> [Material]

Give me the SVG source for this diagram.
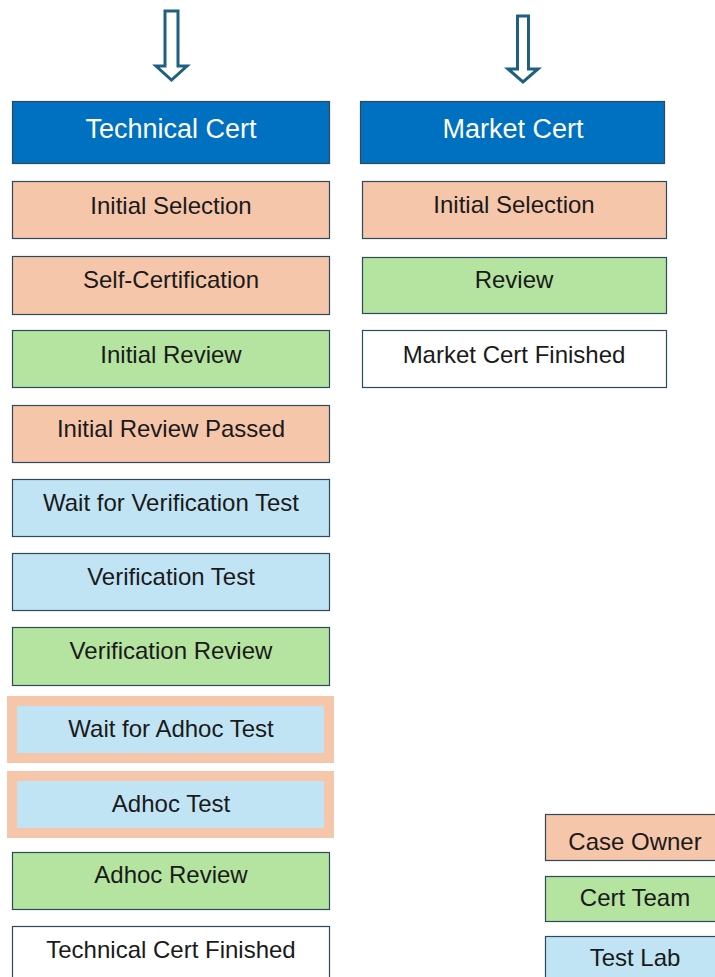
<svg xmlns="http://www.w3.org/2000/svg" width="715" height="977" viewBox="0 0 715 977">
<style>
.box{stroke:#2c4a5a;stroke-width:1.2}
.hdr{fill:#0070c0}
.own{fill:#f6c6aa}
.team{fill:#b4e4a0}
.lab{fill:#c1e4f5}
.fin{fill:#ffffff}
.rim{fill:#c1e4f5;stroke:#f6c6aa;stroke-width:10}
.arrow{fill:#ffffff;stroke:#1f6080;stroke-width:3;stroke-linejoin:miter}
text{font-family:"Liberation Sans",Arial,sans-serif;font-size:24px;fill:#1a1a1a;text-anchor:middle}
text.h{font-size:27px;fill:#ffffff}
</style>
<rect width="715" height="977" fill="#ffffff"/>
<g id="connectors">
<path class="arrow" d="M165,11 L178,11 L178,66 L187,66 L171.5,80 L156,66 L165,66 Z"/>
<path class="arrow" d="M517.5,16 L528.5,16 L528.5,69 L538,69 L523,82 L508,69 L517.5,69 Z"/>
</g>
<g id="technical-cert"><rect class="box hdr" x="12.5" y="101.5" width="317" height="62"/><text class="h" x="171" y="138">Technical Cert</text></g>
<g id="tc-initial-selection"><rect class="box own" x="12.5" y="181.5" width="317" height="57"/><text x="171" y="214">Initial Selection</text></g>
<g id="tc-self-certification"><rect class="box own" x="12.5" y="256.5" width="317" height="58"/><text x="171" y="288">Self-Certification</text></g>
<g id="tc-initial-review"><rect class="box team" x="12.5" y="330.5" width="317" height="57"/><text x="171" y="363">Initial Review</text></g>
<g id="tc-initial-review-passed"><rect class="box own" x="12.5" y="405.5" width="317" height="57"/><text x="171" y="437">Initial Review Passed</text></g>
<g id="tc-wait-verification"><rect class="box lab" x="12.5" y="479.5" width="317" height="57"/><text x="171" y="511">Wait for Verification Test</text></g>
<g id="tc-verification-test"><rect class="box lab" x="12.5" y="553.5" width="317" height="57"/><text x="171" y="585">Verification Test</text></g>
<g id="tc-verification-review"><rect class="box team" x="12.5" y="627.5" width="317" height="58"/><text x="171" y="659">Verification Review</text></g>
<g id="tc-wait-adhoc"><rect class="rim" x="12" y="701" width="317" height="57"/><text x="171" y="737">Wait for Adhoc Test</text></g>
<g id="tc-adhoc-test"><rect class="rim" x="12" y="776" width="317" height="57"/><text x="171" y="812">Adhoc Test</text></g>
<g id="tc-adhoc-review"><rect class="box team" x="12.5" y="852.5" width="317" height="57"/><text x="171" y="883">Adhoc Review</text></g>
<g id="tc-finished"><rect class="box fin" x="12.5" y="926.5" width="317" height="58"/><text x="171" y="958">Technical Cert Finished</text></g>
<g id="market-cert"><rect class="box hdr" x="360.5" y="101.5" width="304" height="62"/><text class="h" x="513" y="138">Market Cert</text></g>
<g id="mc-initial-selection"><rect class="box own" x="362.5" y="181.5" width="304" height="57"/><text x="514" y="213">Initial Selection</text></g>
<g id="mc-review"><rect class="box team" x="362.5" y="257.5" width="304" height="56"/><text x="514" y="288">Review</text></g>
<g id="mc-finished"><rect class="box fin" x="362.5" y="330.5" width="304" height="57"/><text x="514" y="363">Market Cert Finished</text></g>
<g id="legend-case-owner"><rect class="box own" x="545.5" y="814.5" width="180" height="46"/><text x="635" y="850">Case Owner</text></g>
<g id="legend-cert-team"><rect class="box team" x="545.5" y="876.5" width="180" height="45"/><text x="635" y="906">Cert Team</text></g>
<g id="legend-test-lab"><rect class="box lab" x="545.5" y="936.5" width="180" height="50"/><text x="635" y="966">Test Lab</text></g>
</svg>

> [What you are asked to do] Copy the listing exactly. Any image in it stays out of the copy.

> [Task result]
Give me the SVG source for this diagram.
<svg xmlns="http://www.w3.org/2000/svg" width="715" height="977" viewBox="0 0 715 977">
<style>
.box{stroke:#2c4a5a;stroke-width:1.2}
.hdr{fill:#0070c0}
.own{fill:#f6c6aa}
.team{fill:#b4e4a0}
.lab{fill:#c1e4f5}
.fin{fill:#ffffff}
.rim{fill:#c1e4f5;stroke:#f6c6aa;stroke-width:10}
.arrow{fill:#ffffff;stroke:#1f6080;stroke-width:3;stroke-linejoin:miter}
text{font-family:"Liberation Sans",Arial,sans-serif;font-size:24px;fill:#1a1a1a;text-anchor:middle}
text.h{font-size:27px;fill:#ffffff}
</style>
<rect width="715" height="977" fill="#ffffff"/>
<g id="connectors">
<path class="arrow" d="M165,11 L178,11 L178,66 L187,66 L171.5,80 L156,66 L165,66 Z"/>
<path class="arrow" d="M517.5,16 L528.5,16 L528.5,69 L538,69 L523,82 L508,69 L517.5,69 Z"/>
</g>
<g id="technical-cert"><rect class="box hdr" x="12.5" y="101.5" width="317" height="62"/><text class="h" x="171" y="138">Technical Cert</text></g>
<g id="tc-initial-selection"><rect class="box own" x="12.5" y="181.5" width="317" height="57"/><text x="171" y="214">Initial Selection</text></g>
<g id="tc-self-certification"><rect class="box own" x="12.5" y="256.5" width="317" height="58"/><text x="171" y="288">Self-Certification</text></g>
<g id="tc-initial-review"><rect class="box team" x="12.5" y="330.5" width="317" height="57"/><text x="171" y="363">Initial Review</text></g>
<g id="tc-initial-review-passed"><rect class="box own" x="12.5" y="405.5" width="317" height="57"/><text x="171" y="437">Initial Review Passed</text></g>
<g id="tc-wait-verification"><rect class="box lab" x="12.5" y="479.5" width="317" height="57"/><text x="171" y="511">Wait for Verification Test</text></g>
<g id="tc-verification-test"><rect class="box lab" x="12.5" y="553.5" width="317" height="57"/><text x="171" y="585">Verification Test</text></g>
<g id="tc-verification-review"><rect class="box team" x="12.5" y="627.5" width="317" height="58"/><text x="171" y="659">Verification Review</text></g>
<g id="tc-wait-adhoc"><rect class="rim" x="12" y="701" width="317" height="57"/><text x="171" y="737">Wait for Adhoc Test</text></g>
<g id="tc-adhoc-test"><rect class="rim" x="12" y="776" width="317" height="57"/><text x="171" y="812">Adhoc Test</text></g>
<g id="tc-adhoc-review"><rect class="box team" x="12.5" y="852.5" width="317" height="57"/><text x="171" y="883">Adhoc Review</text></g>
<g id="tc-finished"><rect class="box fin" x="12.5" y="926.5" width="317" height="58"/><text x="171" y="958">Technical Cert Finished</text></g>
<g id="market-cert"><rect class="box hdr" x="360.5" y="101.5" width="304" height="62"/><text class="h" x="513" y="138">Market Cert</text></g>
<g id="mc-initial-selection"><rect class="box own" x="362.5" y="181.5" width="304" height="57"/><text x="514" y="213">Initial Selection</text></g>
<g id="mc-review"><rect class="box team" x="362.5" y="257.5" width="304" height="56"/><text x="514" y="288">Review</text></g>
<g id="mc-finished"><rect class="box fin" x="362.5" y="330.5" width="304" height="57"/><text x="514" y="363">Market Cert Finished</text></g>
<g id="legend-case-owner"><rect class="box own" x="545.5" y="814.5" width="180" height="46"/><text x="635" y="850">Case Owner</text></g>
<g id="legend-cert-team"><rect class="box team" x="545.5" y="876.5" width="180" height="45"/><text x="635" y="906">Cert Team</text></g>
<g id="legend-test-lab"><rect class="box lab" x="545.5" y="936.5" width="180" height="50"/><text x="635" y="966">Test Lab</text></g>
</svg>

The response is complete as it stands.